You must analyze a potential new product. The R & D department of Cori Materials has developed a caulking compound for use in residential construction. Cori's marketing manager believes that the company can sell 115,000 tubes of the compound per year for 3 years at a price of $3.25 each. After 3 years, they believe the product would be obsolete. The purchase price of the required equipment would be $175,000, and the equipment is eligible for 100% bonus depreciation. The product would require an investment in net operating working capital of $20,000 up front, and this would be returned at the end of the project. The variable cost per unit is $1.95, and the fixed costs would be $70,000 per year.
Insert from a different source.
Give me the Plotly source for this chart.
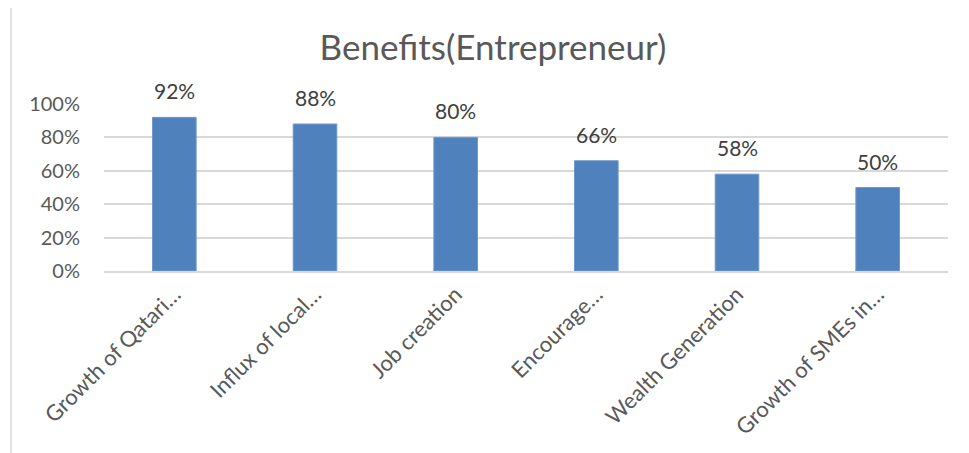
import plotly.graph_objects as go

categories = ["Growth of Qatari…", "Influx of local…", "Job creation", "Encourage…", "Wealth Generation", "Growth of SMEs in…"]
values = [0.92, 0.88, 0.80, 0.66, 0.58, 0.50]
labels = ["92%", "88%", "80%", "66%", "58%", "50%"]
title_text = "Benefits(Entrepreneur)"

OFF = 8  # page body margin
W, H = 969 - OFF, 453 - OFF
ml, mr, mt, mb = 104 - OFF, 21, 104 - OFF, 182
pw, ph = W - ml - mr, H - mt - mb

fig = go.Figure()
fig.add_trace(go.Bar(
    x=categories, y=values,
    marker=dict(color="#4F81BD", line=dict(color="#6E97CC", width=1)),
    width=0.31, hoverinfo="skip",
))

for c, v, t in zip(categories, values, labels):
    fig.add_annotation(x=c, y=v, text=t, showarrow=False, yanchor="bottom",
                       yshift=12, font=dict(family="Lato", size=21, color="#404040"))

# chart border (left & top visible)
bx = (11 - OFF - ml) / pw
by = (H - mb - (5 - OFF)) / ph
fig.add_shape(type="line", xref="paper", yref="paper", x0=bx, x1=(W - ml) / pw + 0.1,
              y0=by, y1=by, line=dict(color="#D9D9D9", width=1.5))
fig.add_shape(type="line", xref="paper", yref="paper", x0=bx, x1=bx,
              y0=by, y1=-mb / ph - 0.1, line=dict(color="#D9D9D9", width=1.5))

fig.update_layout(
    width=W, height=H,
    margin=dict(l=ml, r=mr, t=mt, b=mb, autoexpand=False),
    paper_bgcolor="white", plot_bgcolor="white",
    showlegend=False,
    title=dict(text=title_text, x=(493 - OFF) / W, xanchor="center", y=1 - (48 - OFF) / H, yanchor="middle",
               font=dict(family="Lato", size=35, color="#595959")),
    font=dict(family="Lato", color="#595959"),
    yaxis=dict(range=[0, 1], dtick=0.2, tickformat=".0%", showgrid=True, gridcolor="#D9D9D9",
               gridwidth=1.5, zeroline=False, showline=False, ticks="",
               tickfont=dict(size=20, color="#595959"), ticklabelstandoff=23, fixedrange=True),
    xaxis=dict(tickangle=-45, showline=True, linecolor="#D9D9D9", linewidth=2, ticks="",
               tickfont=dict(size=22, color="#595959"), showgrid=False, fixedrange=True),
)

fig.write_html("out.html")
At the end of the 3rd year, the equipment could be sold for $15,000. Cori's tax rate is 25%. They estimate that bonds could be issued with a yield of 6%. The company does not use preferred stock. The company expects to use 40% debt and 60% equity and the equity can be provided completely through the use of retained earnings. Cori just paid a dividend of $3.00 per share and the dividends are expected to grow at a rate of 5% per year. The stock is currently selling for $30.50. The company has a beta of 1.34, the risk free rate is 5%, and the expected return on the market is 12% a. Compute the company's WACC. b. Compute the initial investment outlay at year 0. c. Compute the annual cash flows for years 1, 2, and 3 (including the sale of the equipment and the recovery of the NOWC at the end of year 3). d. Calculate the project's NPV, IRR, MIRR, and payback. e. Should the company make the investment? Why or why not?

f. Suppose you now learn that the company incurred R & D costs related to the product that were paid and expensed last year. How would this affect your assessment? g. If the new project would reduce cash flows from Cori's other projects and if the new project would be housed in an empty building that Cori owns and could sell, how would those factors affect the project's NPV? h. The CFO is not too confident that the costs will be able to be controlled effectively. Recompute NPV by changing fixed costs up and down by 20%, then by doing the same with the variable costs. What are these four additional NPV amounts? Is the project more sensitive to changes in fixed costs or in variable costs?